Hi friends,
This will be a short one as there were virtually no changes to the market.
Mega-caps such as NVDA, MSFT, AAPL etc (the Magnificent 7) keep leading the market while companies more representative of the US economy (specifically small-caps represented by the Russel 2000) keep lingering and chopping sideways in the same manner they’ve been showing for a while. Microcaps (e.g. IWC) have technically not even lifted out of the 2022 bear market, while the SPX keeps hammering into new Highs every week.
Again, it’s very important to appreciate the difference between the cap-weighted SP500 (SPX) versus its equal-weight brother (RSP) – while the SPX is up 15.3% YTD, the RSP has only rallied 4%. The numbers are even more stark when comparing the Nasdaq-100 to its equal-weighted version (19% vs 6%). This market is almost exclusively about a handful of mega-cap tech companies which internal inefficiences will be weeded out using the new generative AI models, and a couple of the large-cap sister stocks (e.g. ANET, PSTG, …).



Thin markets are weak markets – the US, UK, Eurozone, Japan all follow this same template. While the US and Japan definitively have broader advanced than European equities, this is only a relative comparison.

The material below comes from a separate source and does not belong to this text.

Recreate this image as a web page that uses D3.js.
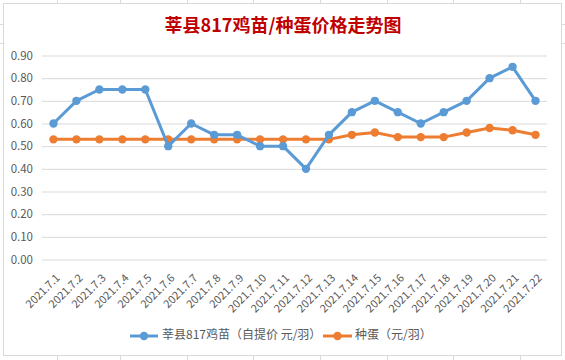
<!DOCTYPE html>
<html><head><meta charset="utf-8">
<script src="https://cdn.jsdelivr.net/npm/d3@7/dist/d3.min.js"></script>
<style>body{margin:0;background:#fff;}svg{display:block;}</style>
</head><body>
<svg id="c" width="565" height="360"></svg>
<script>
const categories = ["2021.7.1","2021.7.2","2021.7.3","2021.7.4","2021.7.5","2021.7.6","2021.7.7","2021.7.8","2021.7.9","2021.7.10","2021.7.11","2021.7.12","2021.7.13","2021.7.14","2021.7.15","2021.7.16","2021.7.17","2021.7.18","2021.7.19","2021.7.20","2021.7.21","2021.7.22"];
const chickValues = [0.60,0.70,0.75,0.75,0.75,0.50,0.60,0.55,0.55,0.50,0.50,0.40,0.55,0.65,0.70,0.65,0.60,0.65,0.70,0.80,0.85,0.70];
const eggValues = [0.53,0.53,0.53,0.53,0.53,0.53,0.53,0.53,0.53,0.53,0.53,0.53,0.53,0.55,0.56,0.54,0.54,0.54,0.56,0.58,0.57,0.55];
const yTicks = [0,0.1,0.2,0.3,0.4,0.5,0.6,0.7,0.8,0.9];
const seriesNames = ["莘县817鸡苗（自提价 元/羽）","种蛋（元/羽）"];
const title = "莘县817鸡苗/种蛋价格走势图";

const svg = d3.select("#c");
const font = "'Noto Sans CJK SC','Microsoft YaHei',sans-serif";

// faint spreadsheet grid outside the chart
const bg = svg.append("g").attr("stroke","#dadada").attr("stroke-width",1);
[24,43].forEach(y=>{bg.append("line").attr("x1",0).attr("x2",3).attr("y1",y+0.5).attr("y2",y+0.5);bg.append("line").attr("x1",562).attr("x2",565).attr("y1",y+0.5).attr("y2",y+0.5);});
[57,120,187,253,320,387,453,520].forEach(x=>{bg.append("line").attr("x1",x+0.5).attr("x2",x+0.5).attr("y1",0).attr("y2",3);bg.append("line").attr("x1",x+0.5).attr("x2",x+0.5).attr("y1",356).attr("y2",360);});

// chart border
svg.append("rect").attr("x",3.5).attr("y",3.5).attr("width",558).attr("height",352)
  .attr("fill","#fff").attr("stroke","#d9d9d9");

const x = d3.scaleBand().domain(categories).range([42,547]);
const y = d3.scaleLinear().domain([0,0.9]).range([259.5,55.5]);

// title
svg.append("text").attr("x",283).attr("y",32).attr("text-anchor","middle")
  .attr("font-family",font).attr("font-weight","bold").attr("font-size",18)
  .attr("fill","#c00000").text(title);

// gridlines + y labels
const yAxis = d3.axisLeft(y).tickValues(yTicks).tickSize(-(547-42)).tickFormat(d3.format(".2f")).tickPadding(9);
const ga = svg.append("g").attr("transform","translate(42,0)").call(yAxis);
ga.select(".domain").remove();
ga.selectAll(".tick line").attr("stroke","#d9d9d9");
ga.selectAll(".tick text").attr("font-family",font).attr("font-size",11.5).attr("fill","#595959");

// x labels
const xAxis = d3.axisBottom(x).tickSize(0).tickPadding(0);
const gx = svg.append("g").attr("transform","translate(0,259.5)").call(xAxis);
gx.select(".domain").remove();
gx.selectAll(".tick text").attr("font-family",font).attr("font-size",11).attr("fill","#595959")
  .attr("text-anchor","end").attr("dy",0).attr("dominant-baseline","middle")
  .attr("transform","translate(5,17) rotate(-45)");

const cx = d => x(d) + x.bandwidth()/2;
const colors = ["#5b9bd5","#ed7d31"];
[[eggValues,1],[chickValues,0]].forEach(([vals,i])=>{
  const line = d3.line().x((d,j)=>cx(categories[j])).y(d=>y(d));
  svg.append("path").datum(vals).attr("d",line).attr("fill","none")
    .attr("stroke",colors[i]).attr("stroke-width",3).attr("stroke-linejoin","round");
  svg.append("g").selectAll("circle").data(vals).join("circle")
    .attr("cx",(d,j)=>cx(categories[j])).attr("cy",d=>y(d)).attr("r",4.2).attr("fill",colors[i]);
});

// legend
const leg = [{x1:130,x2:158,tx:162,i:0},{x1:323,x2:352,tx:355,i:1}];
leg.forEach(l=>{
  svg.append("line").attr("x1",l.x1).attr("x2",l.x2).attr("y1",336).attr("y2",336).attr("stroke",colors[l.i]).attr("stroke-width",3);
  svg.append("circle").attr("cx",(l.x1+l.x2)/2).attr("cy",336).attr("r",4.2).attr("fill",colors[l.i]);
  svg.append("text").attr("x",l.tx).attr("y",336).attr("dominant-baseline","middle")
    .attr("font-family",font).attr("font-size",12).attr("fill","#595959").text(seriesNames[l.i]);
});
</script>
</body></html>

Trading leading small- & midcap stocks moving out of constructive digestions does not work at the moment, as it has not for the last couple of years. In my eyes, the only way to profit off this market is building long/short portfolios with options leverage. The everything rally is still in the cards, but we need confirmation from the broader market versus the few stale tech names that all mutual funds are FOMO’ing in into recently.